> **What you will do**
Set down all of the data that follows word for word, without the images.
● ● ● ●
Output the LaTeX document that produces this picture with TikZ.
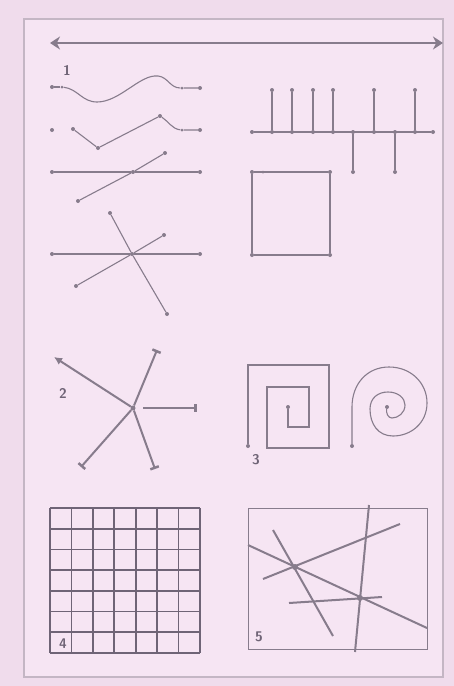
\documentclass[tikz,border=0pt]{standalone}
\usetikzlibrary{arrows.meta}
\definecolor{paper}{HTML}{F0DCEC}
\definecolor{paperin}{HTML}{F6E5F3}
\definecolor{ink}{HTML}{877C8C}
\definecolor{inkd}{HTML}{6F6476}
\definecolor{framec}{HTML}{C4B6C4}
\tikzset{
  ln/.style={draw=ink, line width=1.1pt},
  thk/.style={draw=ink, line width=2pt},
  pt/.style={circle, fill=ink, inner sep=0pt, minimum size=4pt},
  spt/.style={circle, fill=ink, inner sep=0pt, minimum size=3pt},
  lab/.style={text=inkd, font=\sffamily\bfseries\fontsize{14}{14}\selectfont, inner sep=0pt}
}
\begin{document}
\begin{tikzpicture}[x=1pt,y=-1pt]
\useasboundingbox (0,0) rectangle (454,686);
\fill[paper] (0,0) rectangle (454,686);
\fill[paperin] (24,19) rectangle (443,677);
\draw[framec, line width=1.4pt] (24,19) rectangle (443,677);

% top double arrow
\coordinate (A1) at (50,43);
\coordinate (A2) at (443,43);
\draw[draw=ink, line width=2.8pt, {Stealth[length=10pt,width=13pt]}-{Stealth[length=10pt,width=13pt]}] (A1) -- (A2);

% ---------- section 1 left ----------
\node[lab] (n1) at (67,70) {1};
% wave
\node[pt] (w0) at (52,87) {};
\node[spt] (w1) at (62,87) {};
\node[spt] (w2) at (182,88) {};
\node[pt] (w3) at (200,88) {};
\draw[ln] (w0) -- (w1);
\draw[ln] (w1) .. controls (78,89) and (82,102) .. (97,102)
   .. controls (120,102) and (140,74) .. (158,76)
   .. controls (168,77) and (170,88) .. (w2) -- (w3);
% zigzag
\node[pt] (z0) at (52,130) {};
\node[pt] (z1) at (73,129) {};
\node[pt] (z2) at (98,148) {};
\node[pt] (z3) at (160,116) {};
\node[spt] (z4) at (182,130) {};
\node[pt] (z5) at (200,130) {};
\draw[ln] (z1) -- (z2) -- (z3) .. controls (168,121) and (172,129) .. (z4) -- (z5);
% line with crossing
\node[pt] (h0) at (52,172) {};
\node[pt] (hc) at (133,172) {};
\node[pt] (h1) at (200,172) {};
\node[pt] (c0) at (165,153) {};
\node[pt] (c1) at (78,201) {};
\draw[ln] (h0) -- (hc) -- (h1);
\draw[ln] (c0) -- (hc) -- (c1);
% star
\node[pt] (s0) at (52,254) {};
\node[pt] (sc) at (132,254) {};
\node[pt] (s1) at (200,254) {};
\node[pt] (s2) at (110,213) {};
\node[pt] (s3) at (167,314) {};
\node[pt] (s4) at (164,235) {};
\node[pt] (s5) at (76,286) {};
\draw[ln] (s0) -- (sc) -- (s1);
\draw[ln] (s2) -- (sc) -- (s3);
\draw[ln] (s4) -- (sc) -- (s5);

% ---------- section 1 right ----------
\node[pt] (r0) at (252,132) {};
\node[pt] (r9) at (433,132) {};
\draw[ln] (r0) -- (r9);
\foreach \x [count=\i] in {272,292,313,333,374,415}{
  \node[pt] (ru\i) at (\x,132) {};
  \node[pt] (rt\i) at (\x,90) {};
  \draw[ln] (ru\i) -- (rt\i);
}
\foreach \x [count=\i] in {353,395}{
  \node[pt] (rd\i) at (\x,132) {};
  \node[pt] (rb\i) at (\x,172) {};
  \draw[ln] (rd\i) -- (rb\i);
}
% square
\node[pt] (q1) at (252,172) {};
\node[spt] (q1b) at (263,172) {};
\node[pt] (q2) at (330,172) {};
\node[pt] (q3) at (330,255) {};
\node[pt] (q4) at (252,255) {};
\draw[ln] (q1) -- (q2) -- (q3) -- (q4) -- (q1);

% ---------- section 2 ----------
\node[lab] (n2) at (63,393) {2};
\node[pt, minimum size=5pt] (pc) at (133,408) {};
\coordinate (pr0) at (143,408);
\coordinate (p1) at (54,357);
\coordinate (p2) at (157,350);
\coordinate (p3) at (197,408);
\coordinate (p4) at (81,467);
\coordinate (p5) at (155,469);
\draw[thk, -{Latex[length=8pt,width=8pt]}] (pc) -- (p1);
\draw[thk, -{Bar[width=9pt,line width=2.5pt]}] (pc) -- (p2);
\draw[thk, -{Bar[width=8pt,line width=3pt]}] (pr0) -- (p3);
\draw[thk, -{Bar[width=9pt,line width=2.5pt]}] (pc) -- (p4);
\draw[thk, -{Bar[width=9pt,line width=2.5pt]}] (pc) -- (p5);

% ---------- section 3 ----------
\node[lab] (n3) at (256,460) {3};
\node[pt] (sq0) at (248,446) {};
\node[pt] (sqe) at (288,407) {};
\draw[ln] (sq0) -- (248,365) -- (329,365) -- (329,448) -- (267,448) -- (267,387)
   -- (309,387) -- (309,427) -- (288,427) -- (sqe);
\node[pt] (cs0) at (352,446) {};
\node[pt] (csc) at (387,407) {};
\draw[ln] (cs0) -- (352,407)
  .. controls (352,384) and (367,367) .. (389,367)
  .. controls (411,367) and (427,383) .. (427,403)
  .. controls (427,423) and (411,436) .. (393,436)
  .. controls (378,436) and (370,424) .. (370,409)
  .. controls (370,398) and (378,392) .. (388,392)
  .. controls (398,392) and (405,398) .. (405,405)
  .. controls (405,413) and (398,418) .. (392,418)
  .. controls (388,418) and (386,413) .. (csc);

% ---------- section 4: grid ----------
\node[lab] (n4) at (63,644) {4};
\foreach \i in {0,...,7}{
  \draw[draw=inkd, line width=1.8pt] ({50+\i*150/7},508) -- ({50+\i*150/7},653);
  \draw[draw=inkd, line width=1.8pt] (50,{508+\i*145/7}) -- (200,{508+\i*145/7});
}

% ---------- section 5 ----------
\node[lab] (n5) at (259,637) {5};
\draw[draw=ink, line width=1pt] (248,508) rectangle (427,649);
\coordinate (l1a) at (273,530); \coordinate (l1b) at (333,636);
\coordinate (l2a) at (248,545); \coordinate (l2b) at (427,628);
\coordinate (l3a) at (263,579); \coordinate (l3b) at (400,524);
\coordinate (l4a) at (369,505); \coordinate (l4b) at (355,652);
\coordinate (l5a) at (289,603); \coordinate (l5b) at (382,597);
\draw[thk] (l1a) -- (l1b);
\draw[thk] (l2a) -- (l2b);
\draw[thk] (l3a) -- (l3b);
\draw[thk] (l4a) -- (l4b);
\draw[thk] (l5a) -- (l5b);
\node[pt, minimum size=6pt] (x1) at (295,567) {};
\node[pt, minimum size=6pt] (x2) at (360,598) {};
\end{tikzpicture}
\end{document}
● ● ● ●
> **The output**
Output the LaTeX document that produces this picture with TikZ.
\documentclass[tikz,border=0pt]{standalone}
\usetikzlibrary{arrows.meta}
\definecolor{paper}{HTML}{F0DCEC}
\definecolor{paperin}{HTML}{F6E5F3}
\definecolor{ink}{HTML}{877C8C}
\definecolor{inkd}{HTML}{6F6476}
\definecolor{framec}{HTML}{C4B6C4}
\tikzset{
  ln/.style={draw=ink, line width=1.1pt},
  thk/.style={draw=ink, line width=2pt},
  pt/.style={circle, fill=ink, inner sep=0pt, minimum size=4pt},
  spt/.style={circle, fill=ink, inner sep=0pt, minimum size=3pt},
  lab/.style={text=inkd, font=\sffamily\bfseries\fontsize{14}{14}\selectfont, inner sep=0pt}
}
\begin{document}
\begin{tikzpicture}[x=1pt,y=-1pt]
\useasboundingbox (0,0) rectangle (454,686);
\fill[paper] (0,0) rectangle (454,686);
\fill[paperin] (24,19) rectangle (443,677);
\draw[framec, line width=1.4pt] (24,19) rectangle (443,677);

% top double arrow
\coordinate (A1) at (50,43);
\coordinate (A2) at (443,43);
\draw[draw=ink, line width=2.8pt, {Stealth[length=10pt,width=13pt]}-{Stealth[length=10pt,width=13pt]}] (A1) -- (A2);

% ---------- section 1 left ----------
\node[lab] (n1) at (67,70) {1};
% wave
\node[pt] (w0) at (52,87) {};
\node[spt] (w1) at (62,87) {};
\node[spt] (w2) at (182,88) {};
\node[pt] (w3) at (200,88) {};
\draw[ln] (w0) -- (w1);
\draw[ln] (w1) .. controls (78,89) and (82,102) .. (97,102)
   .. controls (120,102) and (140,74) .. (158,76)
   .. controls (168,77) and (170,88) .. (w2) -- (w3);
% zigzag
\node[pt] (z0) at (52,130) {};
\node[pt] (z1) at (73,129) {};
\node[pt] (z2) at (98,148) {};
\node[pt] (z3) at (160,116) {};
\node[spt] (z4) at (182,130) {};
\node[pt] (z5) at (200,130) {};
\draw[ln] (z1) -- (z2) -- (z3) .. controls (168,121) and (172,129) .. (z4) -- (z5);
% line with crossing
\node[pt] (h0) at (52,172) {};
\node[pt] (hc) at (133,172) {};
\node[pt] (h1) at (200,172) {};
\node[pt] (c0) at (165,153) {};
\node[pt] (c1) at (78,201) {};
\draw[ln] (h0) -- (hc) -- (h1);
\draw[ln] (c0) -- (hc) -- (c1);
% star
\node[pt] (s0) at (52,254) {};
\node[pt] (sc) at (132,254) {};
\node[pt] (s1) at (200,254) {};
\node[pt] (s2) at (110,213) {};
\node[pt] (s3) at (167,314) {};
\node[pt] (s4) at (164,235) {};
\node[pt] (s5) at (76,286) {};
\draw[ln] (s0) -- (sc) -- (s1);
\draw[ln] (s2) -- (sc) -- (s3);
\draw[ln] (s4) -- (sc) -- (s5);

% ---------- section 1 right ----------
\node[pt] (r0) at (252,132) {};
\node[pt] (r9) at (433,132) {};
\draw[ln] (r0) -- (r9);
\foreach \x [count=\i] in {272,292,313,333,374,415}{
  \node[pt] (ru\i) at (\x,132) {};
  \node[pt] (rt\i) at (\x,90) {};
  \draw[ln] (ru\i) -- (rt\i);
}
\foreach \x [count=\i] in {353,395}{
  \node[pt] (rd\i) at (\x,132) {};
  \node[pt] (rb\i) at (\x,172) {};
  \draw[ln] (rd\i) -- (rb\i);
}
% square
\node[pt] (q1) at (252,172) {};
\node[spt] (q1b) at (263,172) {};
\node[pt] (q2) at (330,172) {};
\node[pt] (q3) at (330,255) {};
\node[pt] (q4) at (252,255) {};
\draw[ln] (q1) -- (q2) -- (q3) -- (q4) -- (q1);

% ---------- section 2 ----------
\node[lab] (n2) at (63,393) {2};
\node[pt, minimum size=5pt] (pc) at (133,408) {};
\coordinate (pr0) at (143,408);
\coordinate (p1) at (54,357);
\coordinate (p2) at (157,350);
\coordinate (p3) at (197,408);
\coordinate (p4) at (81,467);
\coordinate (p5) at (155,469);
\draw[thk, -{Latex[length=8pt,width=8pt]}] (pc) -- (p1);
\draw[thk, -{Bar[width=9pt,line width=2.5pt]}] (pc) -- (p2);
\draw[thk, -{Bar[width=8pt,line width=3pt]}] (pr0) -- (p3);
\draw[thk, -{Bar[width=9pt,line width=2.5pt]}] (pc) -- (p4);
\draw[thk, -{Bar[width=9pt,line width=2.5pt]}] (pc) -- (p5);

% ---------- section 3 ----------
\node[lab] (n3) at (256,460) {3};
\node[pt] (sq0) at (248,446) {};
\node[pt] (sqe) at (288,407) {};
\draw[ln] (sq0) -- (248,365) -- (329,365) -- (329,448) -- (267,448) -- (267,387)
   -- (309,387) -- (309,427) -- (288,427) -- (sqe);
\node[pt] (cs0) at (352,446) {};
\node[pt] (csc) at (387,407) {};
\draw[ln] (cs0) -- (352,407)
  .. controls (352,384) and (367,367) .. (389,367)
  .. controls (411,367) and (427,383) .. (427,403)
  .. controls (427,423) and (411,436) .. (393,436)
  .. controls (378,436) and (370,424) .. (370,409)
  .. controls (370,398) and (378,392) .. (388,392)
  .. controls (398,392) and (405,398) .. (405,405)
  .. controls (405,413) and (398,418) .. (392,418)
  .. controls (388,418) and (386,413) .. (csc);

% ---------- section 4: grid ----------
\node[lab] (n4) at (63,644) {4};
\foreach \i in {0,...,7}{
  \draw[draw=inkd, line width=1.8pt] ({50+\i*150/7},508) -- ({50+\i*150/7},653);
  \draw[draw=inkd, line width=1.8pt] (50,{508+\i*145/7}) -- (200,{508+\i*145/7});
}

% ---------- section 5 ----------
\node[lab] (n5) at (259,637) {5};
\draw[draw=ink, line width=1pt] (248,508) rectangle (427,649);
\coordinate (l1a) at (273,530); \coordinate (l1b) at (333,636);
\coordinate (l2a) at (248,545); \coordinate (l2b) at (427,628);
\coordinate (l3a) at (263,579); \coordinate (l3b) at (400,524);
\coordinate (l4a) at (369,505); \coordinate (l4b) at (355,652);
\coordinate (l5a) at (289,603); \coordinate (l5b) at (382,597);
\draw[thk] (l1a) -- (l1b);
\draw[thk] (l2a) -- (l2b);
\draw[thk] (l3a) -- (l3b);
\draw[thk] (l4a) -- (l4b);
\draw[thk] (l5a) -- (l5b);
\node[pt, minimum size=6pt] (x1) at (295,567) {};
\node[pt, minimum size=6pt] (x2) at (360,598) {};
\end{tikzpicture}
\end{document}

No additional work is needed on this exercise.